IP over WDM network is a popular network layered architecture for today’s transport network. Using WDM layer’s capacity and IP layer’s intelligence, the combination of the two layers are considered as a cost-effective scheme from the aspects of both network efficiency and operational simplicity. For IP over WDM networks, their power consumption has started to become an interesting research topic.
Recently, a paper “Energy-Minimized Design for IP over WDM Networks” was published in an IEEE/OSA new journal “IEEE/OSA Journal of Optical Communications and Networking, vol. 1, no. 1, June 2009, pp. 176-186.” Viewing the major power consumption by IP routers, the paper targets to minimize the required number IP router ports subject to all the IP traffic is fully supported. The research results indicate that in an IP over WDM network more than 90% power is essentially consumed by the IP routers, and the components in the WDM layer such as transponders and EDFAs actually consume very little energy. Interestingly, the paper also finds that a power-efficient IP over WDM network is likely to be a cost-effective design viewing that the IP router ports are also the most expensive among all the network components.
Due to the major power consumption from IP router, following the above work recently there are also some studies considering sleeping of IP router ports or tuning down the power consumption of IP router port when the data traffic on the port is low. Theoretically these technologies are possible. They are however highly dependent on the standardization of IP routing protocols. Currently, no mature IP technologies can support router port sleeping (though recently Cisco proposed to shut down a router when the internet traffic is low) and different power consumption at different data rates.

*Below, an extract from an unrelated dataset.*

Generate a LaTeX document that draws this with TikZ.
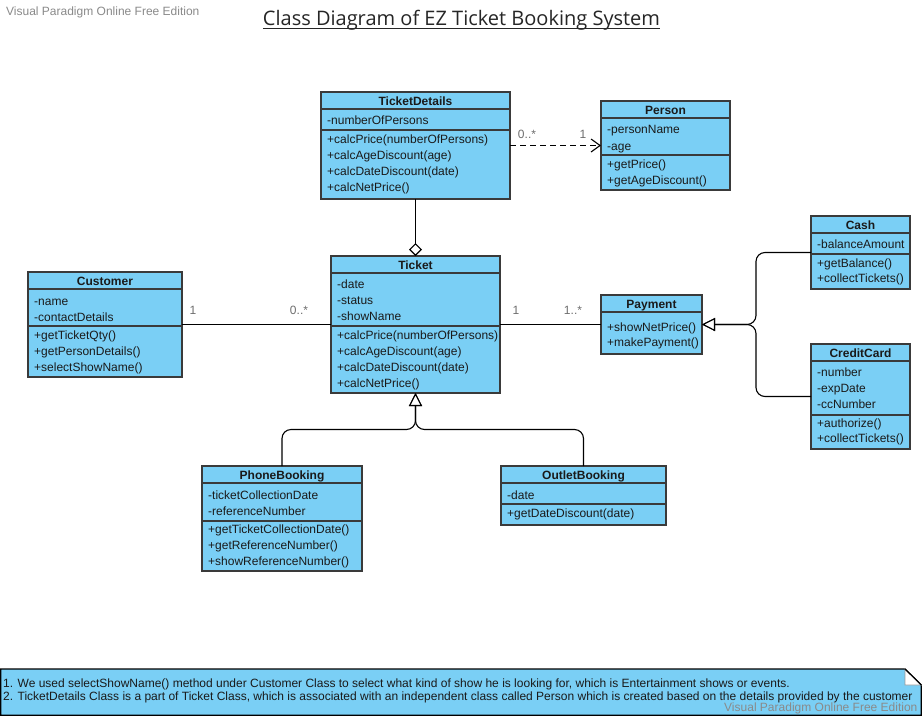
\documentclass[tikz,border=0pt]{standalone}
\usepackage{fontspec}
\setmainfont{Liberation Sans}
\newfontfamily\titlefont{Open Sans}
\usetikzlibrary{arrows.meta,calc}
\definecolor{clsfill}{HTML}{7ACFF5}
\definecolor{clsline}{HTML}{3A3A3A}
\definecolor{labgray}{HTML}{6E6E6E}
\definecolor{wmgray}{HTML}{8A8A8A}
\definecolor{txt}{HTML}{1A1A1A}
\tikzset{
 clsbox/.style={draw=clsline, fill=clsfill, line width=1.3pt, rectangle, inner sep=0pt, outer sep=0pt, anchor=north west},
 clsname/.style={font=\bfseries\fontsize{12}{14}\selectfont, text=txt, inner sep=0pt, anchor=base},
 mem/.style={font=\fontsize{12}{14}\selectfont, text=txt, inner sep=0pt, anchor=base west},
 sepline/.style={draw=clsline, line width=1.3pt},
 conn/.style={draw=black, line width=1.1pt},
 mult/.style={font=\fontsize{12}{14}\selectfont, text=labgray, inner sep=0pt, anchor=base},
 wm/.style={font=\fontsize{12}{14}\selectfont, text=wmgray, inner sep=0pt, anchor=base west},
 notetext/.style={font=\fontsize{12}{14}\selectfont, text=txt, inner sep=0pt, anchor=base west},
 gentip/.style={-{Triangle[length=13pt,width=13pt,fill=white,line width=1.1pt]}},
}
\newcommand{\umlclass}[6]{%
 \node[clsbox, minimum width={#4-#2}, minimum height={#5-#3}] (#1) at (#2,#3) {};
 \node[clsname] (#1-title) at ({(#2+#4)/2},{#3+13}) {#6};
 \draw[sepline] (#2,#3+17) -- (#4,#3+17);
}
\newcommand{\sepat}[3]{\draw[sepline] (#1,#3) -- (#2,#3);}
\newcommand{\members}[3]{\foreach \yy/\tx [count=\ii] in {#3} {\node[mem] (#1-m\ii) at ({#2+6},{\yy+4}) {\tx};}}
\begin{document}
\begin{tikzpicture}[x=1pt,y=-1pt]
\useasboundingbox[fill=white] (0,0) rectangle (922,716);

% title and watermark
\node[inner sep=0pt, anchor=base, font=\titlefont\fontsize{20}{24}\selectfont, text=black!85] (title) at (461.5,25) {Class Diagram of EZ Ticket Booking System};
\draw[line width=1pt, black!85] ([yshift=-3pt]title.base west) -- ([yshift=-3pt]title.base east);
\node[wm] (wm1) at (6,15) {Visual Paradigm Online Free Edition};

% classes
\umlclass{td}{321}{92}{510}{199}{TicketDetails}
\sepat{321}{510}{130}
\members{td}{321}{120/-numberOfPersons,139/+calcPrice(numberOfPersons),155/+calcAgeDiscount(age),171/+calcDateDiscount(date),187/+calcNetPrice()}

\umlclass{person}{601}{101}{730}{190}{Person}
\sepat{601}{730}{155}
\members{person}{601}{129/-personName,146/-age,164/+getPrice(),180/+getAgeDiscount()}

\umlclass{ticket}{331}{256}{500}{393}{Ticket}
\sepat{331}{500}{326}
\members{ticket}{331}{284/-date,300/-status,316/-showName,335/+calcPrice(numberOfPersons),351/+calcAgeDiscount(age),367/+calcDateDiscount(date),383/+calcNetPrice()}

\umlclass{customer}{28}{272}{182}{377}{Customer}
\sepat{28}{182}{326}
\members{customer}{28}{301/-name,317/-contactDetails,335/+getTicketQty(),351/+getPersonDetails(),367/+selectShowName()}

\umlclass{payment}{601}{295}{702}{354}{Payment}
\members{payment}{601}{327/+showNetPrice(),342/+makePayment()}

\umlclass{cash}{811}{216}{910}{289}{Cash}
\sepat{811}{910}{254}
\members{cash}{811}{244/-balanceAmount,263/+getBalance(),278/+collectTickets()}

\umlclass{cc}{811}{344}{910}{449}{CreditCard}
\sepat{811}{910}{415}
\members{cc}{811}{372/-number,388/-expDate,404/-ccNumber,423/+authorize(),438/+collectTickets()}

\umlclass{pb}{202}{466}{362}{571}{PhoneBooking}
\sepat{202}{362}{521}
\members{pb}{202}{495/-ticketCollectionDate,511/-referenceNumber,529/+getTicketCollectionDate(),545/+getReferenceNumber(),561/+showReferenceNumber()}

\umlclass{ob}{501}{466}{666}{525}{OutletBooking}
\sepat{501}{666}{504}
\members{ob}{501}{495/-date,513/+getDateDiscount(date)}

% connectors
\draw[conn, dash pattern=on 6pt off 4pt, -{Straight Barb[length=9pt,width=13pt,line width=1.1pt]}] (td.east) -- (person.west);
\draw[conn, -{Diamond[length=13pt,width=13pt,fill=white,line width=1.1pt]}] (td.south) -- (ticket.north);
\draw[conn] (customer.east) -- (ticket.west);
\draw[conn] (ticket.east) -- (payment.west);

\coordinate (pj) at ($(payment.east)+(54,0)$);
\draw[conn, rounded corners=9pt, gentip] (cash.west) -| (pj) -- (payment.east);
\draw[conn, rounded corners=9pt, gentip] (cc.west) -| (pj) -- (payment.east);

\coordinate (tj) at ($(ticket.south)+(0,36.5)$);
\draw[conn, rounded corners=9pt, gentip] (pb.north) |- (tj) -- (ticket.south);
\draw[conn, rounded corners=9pt, gentip] (ob.north) |- (tj) -- (ticket.south);

% multiplicities
\node[mult] (m1) at (527,138) {0..*};
\node[mult] (m2) at (583,138) {1};
\node[mult] (m3) at (193,314) {1};
\node[mult] (m4) at (299,314) {0..*};
\node[mult] (m5) at (516,314) {1};
\node[mult] (m6) at (573,314) {1..*};

% note
\path[draw=black, line width=1.3pt, fill=clsfill] (0.7,669) -- (905,669) -- (921.3,685) -- (921.3,715.3) -- (0.7,715.3) -- cycle;
\path[fill=white, draw=black!40, line width=0.6pt] (905,669) -- (905,685) -- (921.3,685) -- cycle;
\draw[line width=1.2pt] (905,669) -- (921.3,685);
\node[notetext] (n1) at (3,687) {1. We used selectShowName() method under Customer Class to select what kind of show he is looking for, which is Entertainment shows or events.};
\node[notetext] (n2) at (3,700) {2. TicketDetails Class is a part of Ticket Class, which is associated with an independent class called Person which is created based on the details provided by the customer};
\node[wm] (wm2) at (724,711) {Visual Paradigm Online Free Edition};
\end{tikzpicture}
\end{document}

“Green” is a hot “word” in this year’s OFC/NFOEC. Everybody is considering to save energy in the communications areas from the lowest component level to the highest network architecture and protocols. One of related panel session is Green Optical Networks: From Access to Core, organized by Hans-Martin Foisel from Deutsche Telekom, Germany. “In this workshop different views of carriers, vendors, R&D, standardisation bodies and initiatives on this new telecommunication challenge will be presented, covering:
- New network design and architectures – allocation of functions
- Evaluation of different technologies – from routers to optical network elements
- New approaches to in-house networks
- Content and processing power allocation – from customer end devices to carrier networks”
The second panel session is “OMD, Is All-Optical Processing Green?” organized by Javier Marti¹, Keith Williams². “The workshop addresses relevant key notes and further discussion on how AOP compares to all electrical processing and to hybrid opto-electronic processing in terms of power consumption efficiency. Figures of merit have to be defined to establish a fair comparison. Key visions on AOP’s opportunities in both ultra-high speed network node equipments (routing, demultiplexing, etc) and high-performance computing will also be addressed.”